━━ Provided data ━━
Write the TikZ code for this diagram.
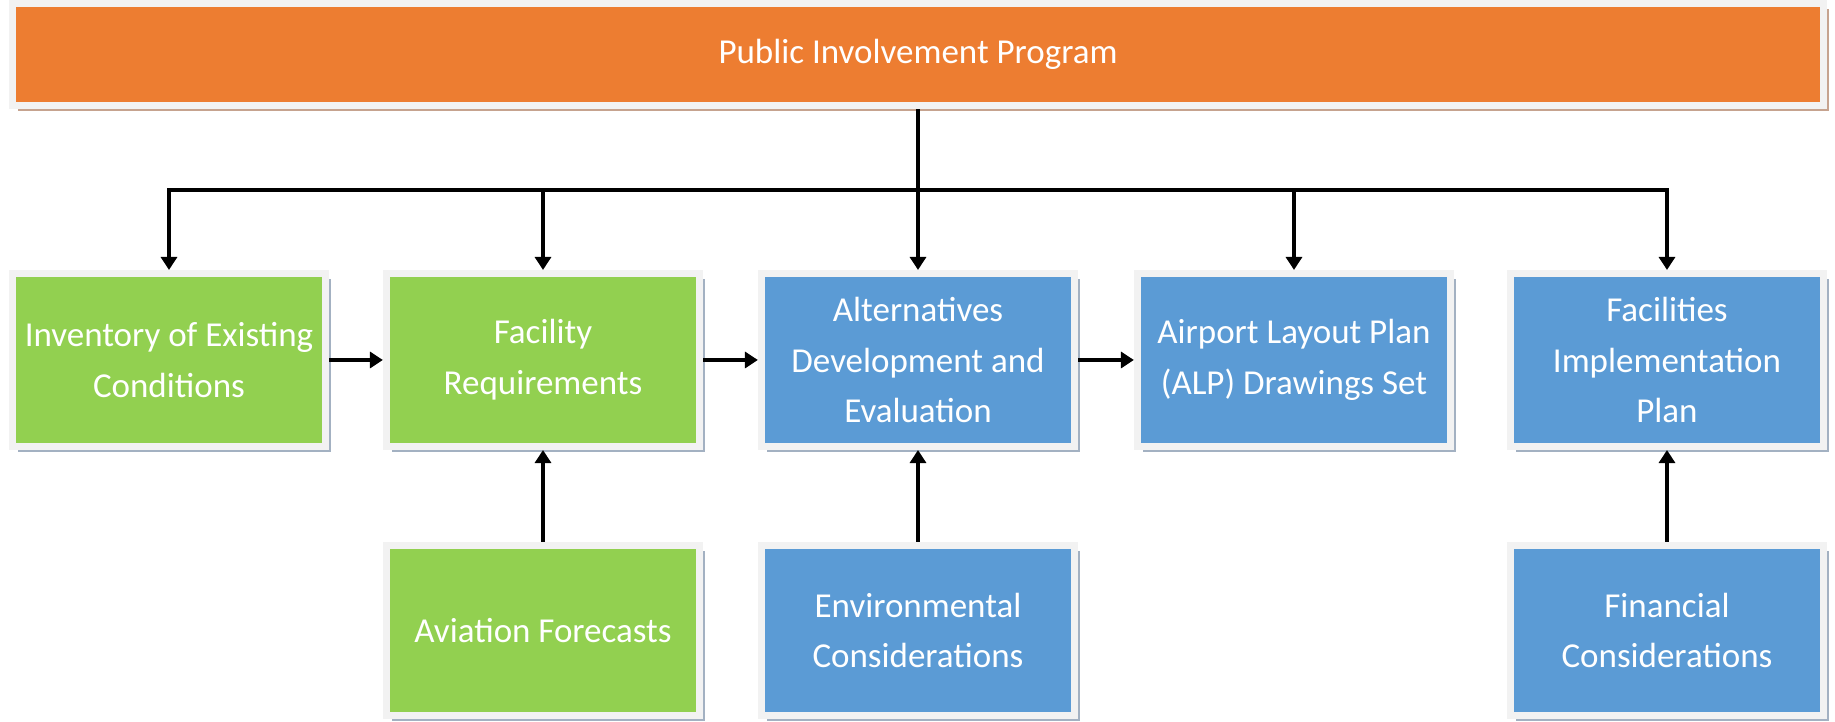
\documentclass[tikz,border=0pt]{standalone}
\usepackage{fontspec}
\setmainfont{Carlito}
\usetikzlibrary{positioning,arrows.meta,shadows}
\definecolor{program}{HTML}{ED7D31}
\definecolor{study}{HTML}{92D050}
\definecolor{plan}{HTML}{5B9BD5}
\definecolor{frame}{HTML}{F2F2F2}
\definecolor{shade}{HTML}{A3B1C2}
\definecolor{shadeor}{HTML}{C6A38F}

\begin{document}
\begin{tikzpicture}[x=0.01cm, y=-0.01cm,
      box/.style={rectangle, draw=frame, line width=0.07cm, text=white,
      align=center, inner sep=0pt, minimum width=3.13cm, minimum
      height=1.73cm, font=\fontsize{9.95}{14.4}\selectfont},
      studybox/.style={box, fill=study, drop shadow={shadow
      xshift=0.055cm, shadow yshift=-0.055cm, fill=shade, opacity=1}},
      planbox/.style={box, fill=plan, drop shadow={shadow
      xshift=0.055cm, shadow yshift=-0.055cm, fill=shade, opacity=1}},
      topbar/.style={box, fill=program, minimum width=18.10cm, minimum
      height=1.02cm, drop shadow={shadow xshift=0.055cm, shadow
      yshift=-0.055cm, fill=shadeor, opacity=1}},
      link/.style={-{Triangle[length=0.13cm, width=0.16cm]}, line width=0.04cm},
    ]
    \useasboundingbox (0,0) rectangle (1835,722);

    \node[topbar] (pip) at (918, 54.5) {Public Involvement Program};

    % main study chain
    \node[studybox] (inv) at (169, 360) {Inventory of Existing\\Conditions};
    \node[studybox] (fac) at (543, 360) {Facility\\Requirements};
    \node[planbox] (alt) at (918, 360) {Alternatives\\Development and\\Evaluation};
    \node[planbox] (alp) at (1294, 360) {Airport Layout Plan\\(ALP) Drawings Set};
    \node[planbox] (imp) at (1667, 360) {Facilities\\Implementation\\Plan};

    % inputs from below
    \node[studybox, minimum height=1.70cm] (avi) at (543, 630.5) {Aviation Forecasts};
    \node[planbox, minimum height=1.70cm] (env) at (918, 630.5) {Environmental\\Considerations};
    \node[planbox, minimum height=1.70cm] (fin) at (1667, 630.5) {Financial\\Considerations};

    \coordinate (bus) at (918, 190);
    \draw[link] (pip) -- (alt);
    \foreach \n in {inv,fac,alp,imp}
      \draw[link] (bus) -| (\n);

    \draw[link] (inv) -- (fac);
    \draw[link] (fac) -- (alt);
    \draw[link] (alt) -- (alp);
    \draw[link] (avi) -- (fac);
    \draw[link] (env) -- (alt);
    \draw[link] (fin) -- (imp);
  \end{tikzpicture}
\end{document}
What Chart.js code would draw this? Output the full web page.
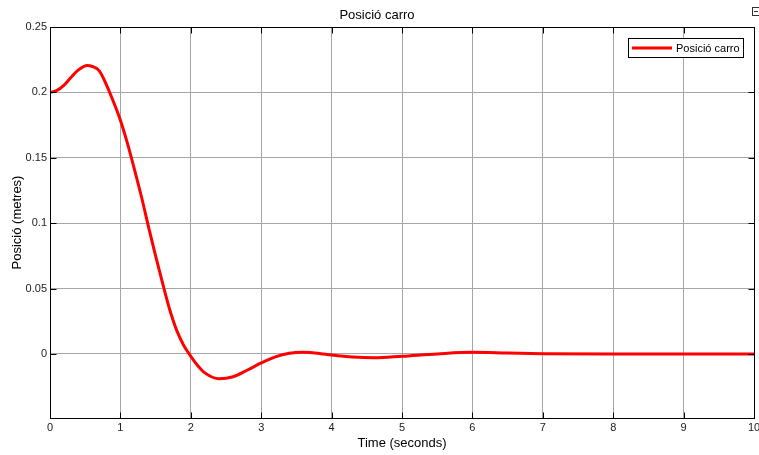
━━━
(Given exercise) From the listing above, copy all lines holding the word "code".

(Solution to the problem)
Write the TikZ code for this diagram.
What Chart.js code would draw this? Output the full web page.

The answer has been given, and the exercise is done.